3 – Remind Yourself of the Many Strengths of ADHD Individuals
While there exist many weaknesses of ADHD individuals, there also exist many strengths of ADHD adults and children. For instance, individuals with ADHD tend to want to try new things. They produce innovative thoughts and ideas. They tend to want to push the envelope and develop new products or ways of doing things.
ADHD individuals can have hyper focus that helps them solve complex problems. They can have high energy to produce at higher levels than their counterparts. In short, ADHD individuals have great things to offer both in a workplace and in society in general.
The negative stigma of ADHD tries to teach us that an ADHD individual cannot provide much to the workplace. Don’t believe this idea. Rather, remind yourself of the many strengths you or your ADHD child possess.
4 – Realize that ADHD Isn’t An Excuse for Laziness
The negative stigma of ADHD wants us to believe that ADHD does not really exist. There exists still in our culture and society a large group of people who do not believe ADHD really is a different mental wiring. Rather, they believe that ADHD exists simply as an excuse for laziness or an unwillingness to try to fit in and behave “normally.”
To overcome the stigma of ADHD, though, you need to realize that ADHD is a recognized medical diagnosis. There exist standards and symptoms for determining whether or not someone has ADHD. Furthermore, doctors have tools and procedures to follow to treat the symptoms of ADHD.

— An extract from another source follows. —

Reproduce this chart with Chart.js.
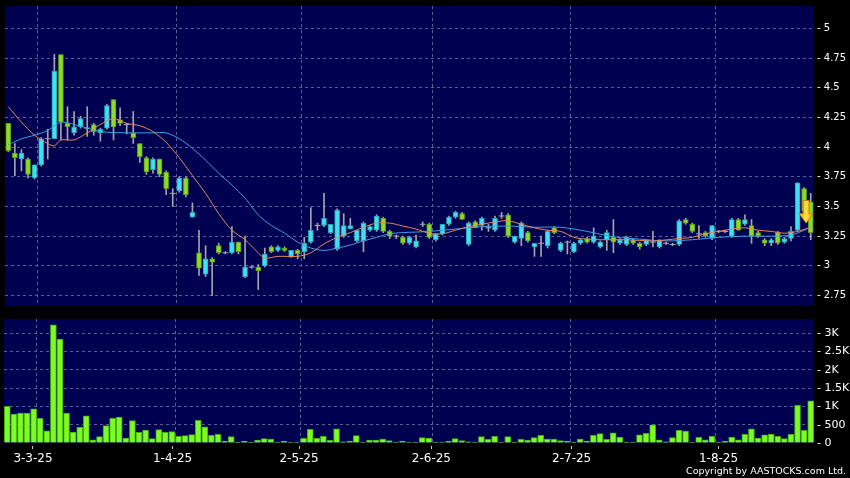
<!DOCTYPE html>
<html><head><meta charset="utf-8">
<script src="https://cdn.jsdelivr.net/npm/chart.js@4.4.1/dist/chart.umd.min.js"></script>
<style>
html,body{margin:0;padding:0;background:#000;width:850px;height:478px;overflow:hidden}
#c1{position:absolute;left:0;top:0}
#c2{position:absolute;left:0;top:312px}
#copy{position:absolute;right:4px;top:465px;color:#fff;font:9.5px "DejaVu Sans",sans-serif;white-space:nowrap;line-height:12px}
</style></head><body>
<canvas id="c1" width="850" height="312"></canvas>
<canvas id="c2" width="850" height="166"></canvas>
<div id="copy">Copyright by AASTOCKS.com Ltd.</div>
<script>
// ---------- DATA ----------
const openP  = [4.20,3.95,3.90,3.90,3.74,3.85,4.07,4.07,4.78,4.20,4.12,4.17,4.16,4.19,4.12,4.16,4.40,4.23,4.19,4.12,
                4.03,3.91,3.81,3.90,3.79,3.61,3.63,3.74,3.41,3.11,2.93,3.06,3.17,3.11,3.11,3.20,2.91,2.99,2.99,3.00,
                3.16,3.13,3.15,3.08,3.13,3.12,3.20,3.34,3.34,3.28,3.14,3.25,3.31,3.21,3.21,3.30,3.30,3.40,3.29,3.25,
                3.24,3.19,3.16,3.35,3.35,3.22,3.27,3.35,3.41,3.44,3.18,3.37,3.34,3.32,3.30,3.42,3.43,3.20,3.23,3.28,
                3.16,3.19,3.17,3.32,3.13,3.20,3.12,3.19,3.23,3.20,3.16,3.22,3.24,3.19,3.18,3.22,3.19,3.18,3.20,3.16,
                3.19,3.18,3.18,3.39,3.35,3.27,3.28,3.23,3.29,3.29,3.25,3.39,3.35,3.34,3.28,3.22,3.19,3.28,3.20,3.23,
                3.30,3.65,3.54];
const highP  = [4.20,4.03,3.98,3.91,3.85,4.08,4.15,4.78,4.78,4.34,4.30,4.26,4.34,4.20,4.16,4.36,4.40,4.33,4.20,4.30,
                4.03,3.92,3.91,3.90,3.80,3.65,3.75,3.75,3.53,3.30,3.17,3.07,3.19,3.12,3.33,3.20,3.25,3.00,3.01,3.15,
                3.17,3.17,3.16,3.13,3.14,3.24,3.49,3.36,3.61,3.35,3.48,3.44,3.40,3.30,3.37,3.34,3.43,3.41,3.30,3.26,
                3.25,3.25,3.26,3.37,3.36,3.27,3.35,3.42,3.46,3.45,3.37,3.38,3.41,3.35,3.42,3.45,3.44,3.25,3.37,3.29,
                3.19,3.25,3.30,3.33,3.20,3.21,3.20,3.23,3.24,3.32,3.21,3.30,3.39,3.23,3.25,3.23,3.20,3.22,3.29,3.22,
                3.20,3.19,3.39,3.40,3.36,3.34,3.29,3.34,3.30,3.30,3.40,3.40,3.43,3.39,3.29,3.23,3.23,3.29,3.24,3.33,
                3.70,3.66,3.61];
const lowP   = [3.96,3.76,3.80,3.74,3.73,3.84,3.90,4.07,4.06,4.06,4.10,4.16,4.09,4.10,4.05,4.15,4.06,4.18,4.11,4.03,
                3.87,3.77,3.78,3.75,3.60,3.50,3.62,3.58,3.41,2.92,2.91,2.75,3.10,3.10,3.10,3.10,2.90,2.98,2.80,2.99,
                3.11,3.12,3.12,3.07,3.06,3.06,3.19,3.30,3.33,3.27,3.13,3.24,3.31,3.20,3.12,3.29,3.29,3.28,3.23,3.23,
                3.18,3.18,3.15,3.33,3.23,3.21,3.26,3.34,3.40,3.39,3.17,3.32,3.30,3.29,3.29,3.40,3.24,3.19,3.17,3.20,
                3.08,3.08,3.15,3.27,3.12,3.10,3.11,3.18,3.19,3.19,3.15,3.13,3.11,3.18,3.17,3.18,3.14,3.17,3.16,3.15,
                3.18,3.17,3.17,3.35,3.28,3.23,3.24,3.22,3.28,3.28,3.24,3.30,3.34,3.19,3.24,3.17,3.17,3.18,3.19,3.21,
                3.29,3.44,3.22];
const closeP = [3.97,3.91,3.95,3.77,3.85,4.07,4.07,4.64,4.21,4.17,4.17,4.24,4.16,4.13,4.15,4.35,4.17,4.20,4.19,4.08,
                3.92,3.79,3.90,3.77,3.65,3.61,3.74,3.60,3.45,2.98,3.06,3.03,3.11,3.11,3.20,3.12,2.99,2.99,2.96,3.10,
                3.12,3.16,3.13,3.13,3.10,3.19,3.30,3.34,3.40,3.35,3.47,3.34,3.34,3.30,3.36,3.33,3.42,3.29,3.25,3.25,
                3.19,3.24,3.21,3.35,3.24,3.27,3.35,3.41,3.45,3.39,3.36,3.32,3.40,3.32,3.40,3.42,3.25,3.25,3.36,3.21,
                3.19,3.19,3.29,3.28,3.19,3.20,3.19,3.22,3.20,3.25,3.20,3.28,3.20,3.22,3.24,3.19,3.16,3.22,3.20,3.22,
                3.19,3.18,3.38,3.36,3.29,3.27,3.25,3.34,3.29,3.29,3.39,3.30,3.39,3.25,3.25,3.19,3.22,3.19,3.23,3.29,
                3.70,3.46,3.28];
const volume = [1000,790,820,820,935,675,330,3230,2840,820,300,435,745,90,175,475,675,710,135,610,
                290,355,120,365,290,310,180,200,230,620,445,210,235,45,175,20,45,10,80,120,
                110,25,45,20,25,125,375,125,180,75,390,35,55,200,25,80,80,110,65,25,
                55,25,25,145,135,25,25,45,120,65,35,25,175,100,180,25,175,25,100,80,
                145,210,110,110,65,55,20,110,55,210,255,100,275,165,20,20,220,265,500,90,
                35,145,345,325,25,155,90,180,20,45,165,90,235,390,135,225,245,180,120,235,
                1030,345,1155];
// moving averages, read at selected candles (index, value)
const ma10Idx = [0,2,4,6,7,8,10,12,14,16,18,20,22,24,26,28,30,32,34,36,38,39,41,44,46,48,50,52,54,56,58,60,62,64,66,68,70,72,74,76,78,80,82,84,86,88,90,94,98,102,104,106,108,110,112,114,116,118,120,122];
const ma10Val = [4.34,4.21,4.10,4.03,4.01,4.06,4.06,4.12,4.19,4.24,4.20,4.18,4.13,4.04,3.91,3.76,3.61,3.44,3.30,3.22,3.11,3.065,3.08,3.08,3.11,3.185,3.24,3.28,3.325,3.36,3.36,3.335,3.31,3.275,3.27,3.30,3.33,3.35,3.37,3.38,3.35,3.32,3.30,3.29,3.24,3.225,3.22,3.22,3.21,3.23,3.24,3.27,3.29,3.31,3.32,3.30,3.29,3.275,3.29,3.325];
const ma20Idx = [0,2,4,6,8,10,12,14,18,22,24,26,28,30,32,34,36,38,40,42,44,46,48,50,52,54,56,58,60,64,68,72,76,80,84,88,92,96,100,104,108,112,116,119,121,122];
const ma20Val = [4.02,4.07,4.10,4.14,4.21,4.19,4.16,4.13,4.12,4.12,4.12,4.07,3.99,3.89,3.78,3.68,3.57,3.43,3.34,3.275,3.20,3.15,3.13,3.15,3.175,3.21,3.24,3.27,3.28,3.29,3.31,3.33,3.335,3.325,3.325,3.29,3.245,3.225,3.21,3.22,3.24,3.25,3.25,3.26,3.30,3.33];
const priceTicks = [2.75,3,3.25,3.5,3.75,4,4.25,4.5,4.75,5];
const volTicks   = [0,500,1000,1500,2000,2500,3000];
const dateLabels = ['3-3-25','1-4-25','2-5-25','2-6-25','2-7-25','1-8-25'];
const dateLabelPos = [3.9,25.1,44.3,64.4,85.7,108.0];
const dateGridPos  = [4.4,25.6,44.55,64.5,85.55,107.6];
const signal = {x:121.3, top:3.55, neck:3.44, tip:3.36};

// ---------- STYLE ----------
const NAVY='#000050', GRID='#5c5c96', CYAN='#40e0f0', CYAN_B='#2aa0b4', GREEN='#8cdc28', GREEN_B='#5c9c18',
      WICK='#a4a4ac', ORANGE='#e8865a', BLUE='#3ca0e4', VOL='#7cfc24', VOL_B='#46a814', TXT='#ffffff';
Chart.defaults.font.family = '"DejaVu Sans", sans-serif';
Chart.defaults.animation = false;

const N = openP.length;
const wicks=[], upB=[], dnB=[], doji=[];
for (let i=0;i<N;i++){
  const o=openP[i], c=closeP[i];
  wicks.push({x:i,y:[lowP[i],highP[i]]});
  if (c>o) upB.push({x:i,y:[o,c]});
  else if (c<o) dnB.push({x:i,y:[c,o]});
  else doji.push({x:i,y:c});
}
const bg = {id:'bg', beforeDraw(ch){const {ctx,chartArea:a}=ch;ctx.save();ctx.fillStyle=NAVY;ctx.fillRect(a.left,a.top,a.right-a.left,a.bottom-a.top);ctx.restore();}};
const arrow = {id:'arrow', afterDatasetsDraw(ch){
  const {ctx,scales:{x,y}}=ch;
  const cx=x.getPixelForValue(signal.x), t=y.getPixelForValue(signal.top), n=y.getPixelForValue(signal.neck), p=y.getPixelForValue(signal.tip);
  const sw=3, hw=7;
  ctx.save();
  ctx.beginPath();
  ctx.moveTo(cx-sw,t);ctx.lineTo(cx+sw,t);ctx.lineTo(cx+sw,n);ctx.lineTo(cx+hw,n);ctx.lineTo(cx,p);ctx.lineTo(cx-hw,n);ctx.lineTo(cx-sw,n);ctx.closePath();
  const g=ctx.createLinearGradient(cx-hw,0,cx+hw,0);g.addColorStop(0,'#f0a818');g.addColorStop(0.5,'#ffe040');g.addColorStop(1,'#f0a818');
  ctx.fillStyle=g;ctx.fill();ctx.strokeStyle='#c87a10';ctx.lineWidth=1;ctx.stroke();
  ctx.restore();
}};
const fmt = v => String(Number(v.toFixed(2)));
const noPad = s => { s.paddingTop=0; s.paddingBottom=0; s.paddingLeft=0; s.paddingRight=0; };
const xBase = {type:'linear', min:-0.5, max:N-0.5, offset:false, bounds:'ticks'};

new Chart(document.getElementById('c1'), {
  type:'bar',
  data:{datasets:[
    {type:'line', data:ma10Idx.map((x,k)=>({x,y:ma10Val[k]})), borderColor:ORANGE, borderWidth:1, pointRadius:0, tension:0.3, order:0},
    {type:'line', data:ma20Idx.map((x,k)=>({x,y:ma20Val[k]})), borderColor:BLUE, borderWidth:1, pointRadius:0, tension:0.3, order:0},
    {type:'line', data:doji, showLine:false, pointStyle:'line', pointRadius:3, pointBorderColor:WICK, pointBorderWidth:1, borderColor:WICK, order:1},
    {type:'bar', data:upB, backgroundColor:CYAN, borderColor:CYAN_B, borderWidth:1, borderSkipped:false, barThickness:5, grouped:false, order:2},
    {type:'bar', data:dnB, backgroundColor:GREEN, borderColor:GREEN_B, borderWidth:1, borderSkipped:false, barThickness:5, grouped:false, order:2},
    {type:'bar', data:wicks, backgroundColor:WICK, borderWidth:0, barThickness:1, grouped:false, order:3}
  ]},
  options:{
    responsive:false, devicePixelRatio:1,
    layout:{padding:{left:4,top:6,bottom:6,right:0}},
    plugins:{legend:{display:false}, tooltip:{enabled:false}},
    scales:{
      x:{...xBase, afterBuildTicks:s=>{s.ticks=dateGridPos.map(v=>({value:v}));},
         ticks:{display:false}, grid:{color:GRID, drawTicks:false, offset:false}, border:{display:false, dash:[3,3]},
         afterFit:s=>{s.height=0; noPad(s);}},
      y:{type:'linear', position:'right', min:2.662, max:5.188, offset:false,
         afterBuildTicks:s=>{s.ticks=priceTicks.map(v=>({value:v}));},
         ticks:{color:TXT, font:{size:10}, padding:3, callback:v=>'- '+fmt(v)},
         grid:{color:GRID, drawTicks:false}, border:{display:false, dash:[3,3]},
         afterFit:s=>{s.width=36; noPad(s);}}
    }
  },
  plugins:[bg, arrow]
});

new Chart(document.getElementById('c2'), {
  type:'bar',
  data:{datasets:[
    {data:volume.map((v,i)=>({x:i,y:v})), backgroundColor:VOL, borderColor:VOL_B, borderWidth:1, borderSkipped:'bottom', barThickness:6, grouped:false}
  ]},
  options:{
    responsive:false, devicePixelRatio:1,
    layout:{padding:{left:4,top:7,bottom:0,right:0}},
    plugins:{legend:{display:false}, tooltip:{enabled:false}},
    scales:{
      x:{...xBase, position:'bottom', afterBuildTicks:s=>{s.ticks=dateLabelPos.map(v=>({value:v}));},
         ticks:{color:TXT, font:{size:12}, padding:3, maxRotation:0, autoSkip:false, callback:(v,k)=>dateLabels[k]},
         grid:{offset:false, drawOnChartArea:false, drawTicks:true, tickLength:6, tickColor:'#c8c8c8', tickBorderDash:[0,3,3]},
         border:{display:false}, afterFit:s=>{s.height=35; noPad(s);}},
      xg:{...xBase, position:'bottom', afterBuildTicks:s=>{s.ticks=dateGridPos.map(v=>({value:v}));},
         ticks:{display:false}, grid:{offset:false, color:GRID, drawTicks:false}, border:{display:false, dash:[3,3]},
         afterFit:s=>{s.height=0; noPad(s);}},
      y:{type:'linear', position:'right', min:0, max:3390, offset:false,
         afterBuildTicks:s=>{s.ticks=volTicks.map(v=>({value:v}));},
         ticks:{color:TXT, font:{size:11}, padding:3, callback:v=>'- '+(v>=1000?fmt(v/1000)+'K':String(v))},
         grid:{color:c=>c.tick&&c.tick.value===0?'rgba(0,0,0,0)':GRID, drawTicks:false}, border:{display:false, dash:[3,3]},
         afterFit:s=>{s.width=36; noPad(s);}}
    }
  },
  plugins:[bg]
});
</script></body></html>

Laziness, on the other hand, cannot be treated with medication. Medical science does not designate laziness as a medical diagnosis. Simply put, ADHD is not the same as laziness or an excuse for not trying. Don’t buy into the stigma. Realize that if you or your child has ADHD, their minds operate differently. You need no reason to have an excuse.
Overcome the Stigma of ADHD by Replacing Negativity with Positive Emotions
Most of the time, we end up beating ourselves up so much that we can barely find the energy to face our day. While there definitely exists negativity from the outside towards ADHD, most of the negativity actually originates from within. To really overcome the stigma of ADHD, we need to work on flipping our own thoughts on ADHD and replacing a negative understanding with a positive one.
If you or your child has ADHD, you need to do the hard work of focusing more on the positives than on the negatives. You need to build your child’s self esteem and believe in them. The world tries to discourage us enough, let’s not help it by discouraging ourselves. Replace the negative thoughts with positive emotions. When you or your child feels down, remind yourself and them about your many strengths. Encourage yourself by telling yourself you have something, many things, to offer the world.
ADHD is not a disease to feel ashamed of. Rather, ADHD is a gift that when used and harnessed correctly, can produce great things and incredible successes. Be encouraged in who you are with ADHD. You have within you what it takes to succeed. Know that you do. Be encouraged and overcome the negative stigma around you.